1. A vehicle control device comprising:

a recognizer configured to recognize a surrounding situation of an own vehicle; and

a driving controller configured to control acceleration, deceleration and steering of the own vehicle based on a recognition result of the recognizer and allowing the own vehicle to overtake a plurality of preceding vehicles in front of the own vehicle in an own lane in which the own vehicle is present when the plurality of preceding vehicles are congested in a row and a position of the foremost preceding vehicle among the plurality of preceding vehicles is closer to the own vehicle than a predetermined position to which the own vehicle is scheduled to travel.

2. The vehicle control device according to claim 1, wherein the predetermined position is a position at which the own vehicle overtakes the plurality of preceding vehicles congested in a row by changing a lane and then preferably returns to the original lane to travel along a route in which the own vehicle is scheduled to travel.

3. The vehicle control device according to claim 2, wherein the predetermined position is a position in front of a position at which a plurality of lanes are joined into one side lane, and is a position in a lane which is a main lane after the joining.

4. The vehicle control device according to claim 2, wherein the predetermined position is a position in front of an intersection at which an instruction to turn right is given along the scheduled route and a position in a lane in which a right turn is possible, or a position in front of an intersection at which an instruction to turn left is given along the scheduled route and a position in a lane in which a left turn is possible.

5. The vehicle control device according to claim 1,

wherein the driving controller is configured to control a speed and steering of the own vehicle to move the own vehicle from a middle of a lane to a position biased to a right or left mark line side in a lane width direction, and

wherein the recognizer is configured to recognize a position of the foremost preceding vehicle after the own vehicle is moved to the position biased from the middle of the lane by the driving controller.

6. The vehicle control device according to claim 5, wherein the driving controller is configured to determine whether the position of the foremost preceding vehicle recognized by the recognizer is in front of the predetermined position.

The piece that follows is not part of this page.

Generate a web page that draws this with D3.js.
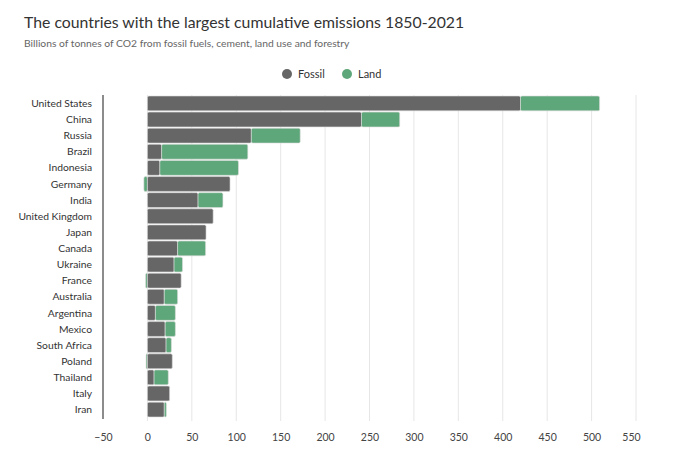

7. A vehicle control method causing a computer to perform:

recognizing a surrounding situation of an own vehicle; and

controlling acceleration, deceleration and steering of the own vehicle based on a recognition result and allowing the own vehicle to overtake a plurality of preceding vehicles in front of the own vehicle in an own lane in which the own vehicle is present when the overtaking by the own vehicle is allowed, the plurality of preceding vehicles are congested in a row, and a position of the foremost preceding vehicle among the plurality of preceding vehicles is closer to the own vehicle than a predetermined position to which the own vehicle is scheduled to travel.

8. A storage medium causing a computer to perform:

a process of recognizing a surrounding situation of an own vehicle; and

a process of controlling acceleration, deceleration and steering of the own vehicle based on a recognition result and allowing the own vehicle to overtake a plurality of preceding vehicles in front of the own vehicle in an own lane in which the own vehicle is present when the overtaking by the own vehicle is allowed, the plurality of preceding vehicles are congested in a row, and a position of the foremost preceding vehicle among the plurality of preceding vehicles is closer to the own vehicle than a predetermined position to which the own vehicle is scheduled to travel.